Begin THE RECORDS

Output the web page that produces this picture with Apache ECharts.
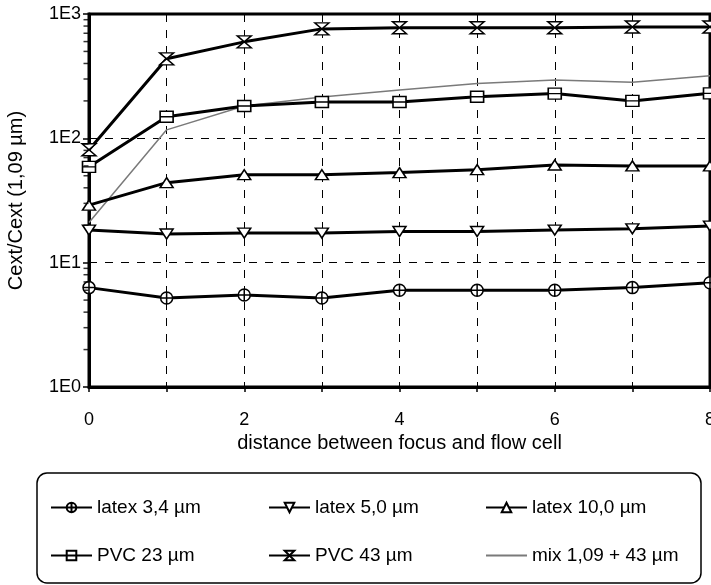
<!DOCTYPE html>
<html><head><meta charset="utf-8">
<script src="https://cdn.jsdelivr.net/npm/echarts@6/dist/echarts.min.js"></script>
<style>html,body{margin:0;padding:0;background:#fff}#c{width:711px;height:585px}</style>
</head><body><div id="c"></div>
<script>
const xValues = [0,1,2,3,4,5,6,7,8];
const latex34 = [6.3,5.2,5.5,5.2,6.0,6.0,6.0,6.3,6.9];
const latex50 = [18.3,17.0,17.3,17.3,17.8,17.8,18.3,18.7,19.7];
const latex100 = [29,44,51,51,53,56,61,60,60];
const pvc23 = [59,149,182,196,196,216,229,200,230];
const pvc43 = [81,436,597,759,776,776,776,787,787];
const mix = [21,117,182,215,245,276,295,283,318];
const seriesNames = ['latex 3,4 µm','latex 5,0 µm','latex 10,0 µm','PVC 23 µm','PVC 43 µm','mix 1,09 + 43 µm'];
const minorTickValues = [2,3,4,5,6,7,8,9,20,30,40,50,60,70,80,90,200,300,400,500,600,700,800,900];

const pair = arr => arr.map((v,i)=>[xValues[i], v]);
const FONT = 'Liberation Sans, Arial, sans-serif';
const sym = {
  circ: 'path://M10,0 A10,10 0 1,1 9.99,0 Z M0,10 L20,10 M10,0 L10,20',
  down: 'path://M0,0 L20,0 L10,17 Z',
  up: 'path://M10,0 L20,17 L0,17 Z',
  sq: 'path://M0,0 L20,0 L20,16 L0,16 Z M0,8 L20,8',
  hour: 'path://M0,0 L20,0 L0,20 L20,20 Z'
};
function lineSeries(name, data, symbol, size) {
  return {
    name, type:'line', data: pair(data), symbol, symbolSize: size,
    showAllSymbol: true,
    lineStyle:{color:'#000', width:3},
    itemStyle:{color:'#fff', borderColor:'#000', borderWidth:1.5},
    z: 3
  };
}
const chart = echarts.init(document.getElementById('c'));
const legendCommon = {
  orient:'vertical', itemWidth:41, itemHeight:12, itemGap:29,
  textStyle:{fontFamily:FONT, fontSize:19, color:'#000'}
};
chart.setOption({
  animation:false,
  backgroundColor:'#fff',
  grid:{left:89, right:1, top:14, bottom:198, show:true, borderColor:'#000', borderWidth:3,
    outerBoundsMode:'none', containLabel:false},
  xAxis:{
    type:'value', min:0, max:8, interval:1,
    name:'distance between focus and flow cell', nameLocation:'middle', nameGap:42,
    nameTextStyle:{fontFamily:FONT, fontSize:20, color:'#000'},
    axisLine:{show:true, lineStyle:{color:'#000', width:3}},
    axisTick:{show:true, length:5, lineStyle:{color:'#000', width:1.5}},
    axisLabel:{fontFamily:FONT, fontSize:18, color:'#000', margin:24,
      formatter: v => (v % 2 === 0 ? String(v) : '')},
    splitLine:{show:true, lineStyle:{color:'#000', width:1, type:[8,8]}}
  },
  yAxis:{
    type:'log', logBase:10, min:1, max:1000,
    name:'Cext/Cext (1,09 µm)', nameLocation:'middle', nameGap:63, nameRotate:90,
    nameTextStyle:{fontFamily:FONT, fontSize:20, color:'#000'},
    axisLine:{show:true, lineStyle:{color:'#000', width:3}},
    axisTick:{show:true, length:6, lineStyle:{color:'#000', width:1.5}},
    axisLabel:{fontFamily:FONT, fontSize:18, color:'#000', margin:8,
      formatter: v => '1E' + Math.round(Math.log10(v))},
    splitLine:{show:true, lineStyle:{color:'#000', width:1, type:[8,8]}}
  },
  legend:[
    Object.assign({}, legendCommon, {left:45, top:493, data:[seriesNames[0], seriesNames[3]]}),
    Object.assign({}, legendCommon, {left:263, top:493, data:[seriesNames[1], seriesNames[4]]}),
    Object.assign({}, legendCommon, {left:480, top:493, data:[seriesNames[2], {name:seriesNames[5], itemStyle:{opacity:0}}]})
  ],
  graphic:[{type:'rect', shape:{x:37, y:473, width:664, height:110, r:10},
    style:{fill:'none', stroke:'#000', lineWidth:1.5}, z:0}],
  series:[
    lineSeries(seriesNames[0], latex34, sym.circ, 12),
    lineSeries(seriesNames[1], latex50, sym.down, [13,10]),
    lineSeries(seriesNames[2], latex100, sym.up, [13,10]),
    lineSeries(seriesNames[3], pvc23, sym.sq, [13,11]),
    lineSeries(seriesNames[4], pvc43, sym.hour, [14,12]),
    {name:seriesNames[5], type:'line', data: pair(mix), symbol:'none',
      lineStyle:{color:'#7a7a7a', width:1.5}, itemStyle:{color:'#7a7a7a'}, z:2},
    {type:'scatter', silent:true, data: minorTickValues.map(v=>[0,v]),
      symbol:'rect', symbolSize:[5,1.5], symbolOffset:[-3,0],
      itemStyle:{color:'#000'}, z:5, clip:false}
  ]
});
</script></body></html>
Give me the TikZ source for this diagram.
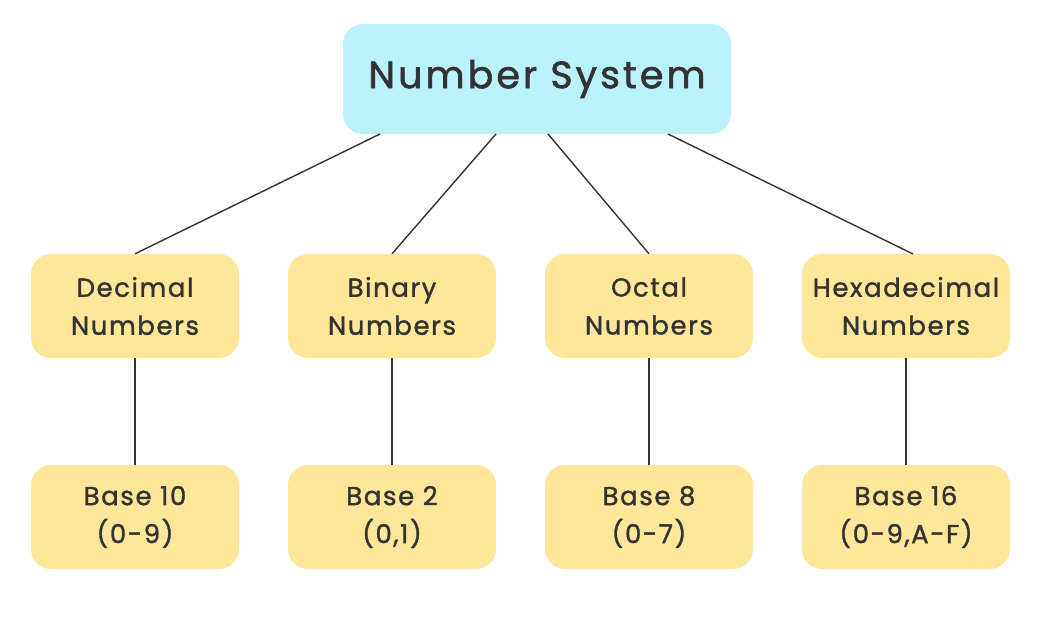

End THE RECORDS

**WHAT IS NEEDED**. Reproduce the listing exactly. Leave its pictures out.

**TASK RESULT**.
Output the web page that produces this picture with Apache ECharts.
<!DOCTYPE html>
<html><head><meta charset="utf-8">
<script src="https://cdn.jsdelivr.net/npm/echarts@6/dist/echarts.min.js"></script>
<style>html,body{margin:0;padding:0;background:#fff}#c{width:711px;height:585px}</style>
</head><body><div id="c"></div>
<script>
const xValues = [0,1,2,3,4,5,6,7,8];
const latex34 = [6.3,5.2,5.5,5.2,6.0,6.0,6.0,6.3,6.9];
const latex50 = [18.3,17.0,17.3,17.3,17.8,17.8,18.3,18.7,19.7];
const latex100 = [29,44,51,51,53,56,61,60,60];
const pvc23 = [59,149,182,196,196,216,229,200,230];
const pvc43 = [81,436,597,759,776,776,776,787,787];
const mix = [21,117,182,215,245,276,295,283,318];
const seriesNames = ['latex 3,4 µm','latex 5,0 µm','latex 10,0 µm','PVC 23 µm','PVC 43 µm','mix 1,09 + 43 µm'];
const minorTickValues = [2,3,4,5,6,7,8,9,20,30,40,50,60,70,80,90,200,300,400,500,600,700,800,900];

const pair = arr => arr.map((v,i)=>[xValues[i], v]);
const FONT = 'Liberation Sans, Arial, sans-serif';
const sym = {
  circ: 'path://M10,0 A10,10 0 1,1 9.99,0 Z M0,10 L20,10 M10,0 L10,20',
  down: 'path://M0,0 L20,0 L10,17 Z',
  up: 'path://M10,0 L20,17 L0,17 Z',
  sq: 'path://M0,0 L20,0 L20,16 L0,16 Z M0,8 L20,8',
  hour: 'path://M0,0 L20,0 L0,20 L20,20 Z'
};
function lineSeries(name, data, symbol, size) {
  return {
    name, type:'line', data: pair(data), symbol, symbolSize: size,
    showAllSymbol: true,
    lineStyle:{color:'#000', width:3},
    itemStyle:{color:'#fff', borderColor:'#000', borderWidth:1.5},
    z: 3
  };
}
const chart = echarts.init(document.getElementById('c'));
const legendCommon = {
  orient:'vertical', itemWidth:41, itemHeight:12, itemGap:29,
  textStyle:{fontFamily:FONT, fontSize:19, color:'#000'}
};
chart.setOption({
  animation:false,
  backgroundColor:'#fff',
  grid:{left:89, right:1, top:14, bottom:198, show:true, borderColor:'#000', borderWidth:3,
    outerBoundsMode:'none', containLabel:false},
  xAxis:{
    type:'value', min:0, max:8, interval:1,
    name:'distance between focus and flow cell', nameLocation:'middle', nameGap:42,
    nameTextStyle:{fontFamily:FONT, fontSize:20, color:'#000'},
    axisLine:{show:true, lineStyle:{color:'#000', width:3}},
    axisTick:{show:true, length:5, lineStyle:{color:'#000', width:1.5}},
    axisLabel:{fontFamily:FONT, fontSize:18, color:'#000', margin:24,
      formatter: v => (v % 2 === 0 ? String(v) : '')},
    splitLine:{show:true, lineStyle:{color:'#000', width:1, type:[8,8]}}
  },
  yAxis:{
    type:'log', logBase:10, min:1, max:1000,
    name:'Cext/Cext (1,09 µm)', nameLocation:'middle', nameGap:63, nameRotate:90,
    nameTextStyle:{fontFamily:FONT, fontSize:20, color:'#000'},
    axisLine:{show:true, lineStyle:{color:'#000', width:3}},
    axisTick:{show:true, length:6, lineStyle:{color:'#000', width:1.5}},
    axisLabel:{fontFamily:FONT, fontSize:18, color:'#000', margin:8,
      formatter: v => '1E' + Math.round(Math.log10(v))},
    splitLine:{show:true, lineStyle:{color:'#000', width:1, type:[8,8]}}
  },
  legend:[
    Object.assign({}, legendCommon, {left:45, top:493, data:[seriesNames[0], seriesNames[3]]}),
    Object.assign({}, legendCommon, {left:263, top:493, data:[seriesNames[1], seriesNames[4]]}),
    Object.assign({}, legendCommon, {left:480, top:493, data:[seriesNames[2], {name:seriesNames[5], itemStyle:{opacity:0}}]})
  ],
  graphic:[{type:'rect', shape:{x:37, y:473, width:664, height:110, r:10},
    style:{fill:'none', stroke:'#000', lineWidth:1.5}, z:0}],
  series:[
    lineSeries(seriesNames[0], latex34, sym.circ, 12),
    lineSeries(seriesNames[1], latex50, sym.down, [13,10]),
    lineSeries(seriesNames[2], latex100, sym.up, [13,10]),
    lineSeries(seriesNames[3], pvc23, sym.sq, [13,11]),
    lineSeries(seriesNames[4], pvc43, sym.hour, [14,12]),
    {name:seriesNames[5], type:'line', data: pair(mix), symbol:'none',
      lineStyle:{color:'#7a7a7a', width:1.5}, itemStyle:{color:'#7a7a7a'}, z:2},
    {type:'scatter', silent:true, data: minorTickValues.map(v=>[0,v]),
      symbol:'rect', symbolSize:[5,1.5], symbolOffset:[-3,0],
      itemStyle:{color:'#000'}, z:5, clip:false}
  ]
});
</script></body></html>
Give me the TikZ source for this diagram.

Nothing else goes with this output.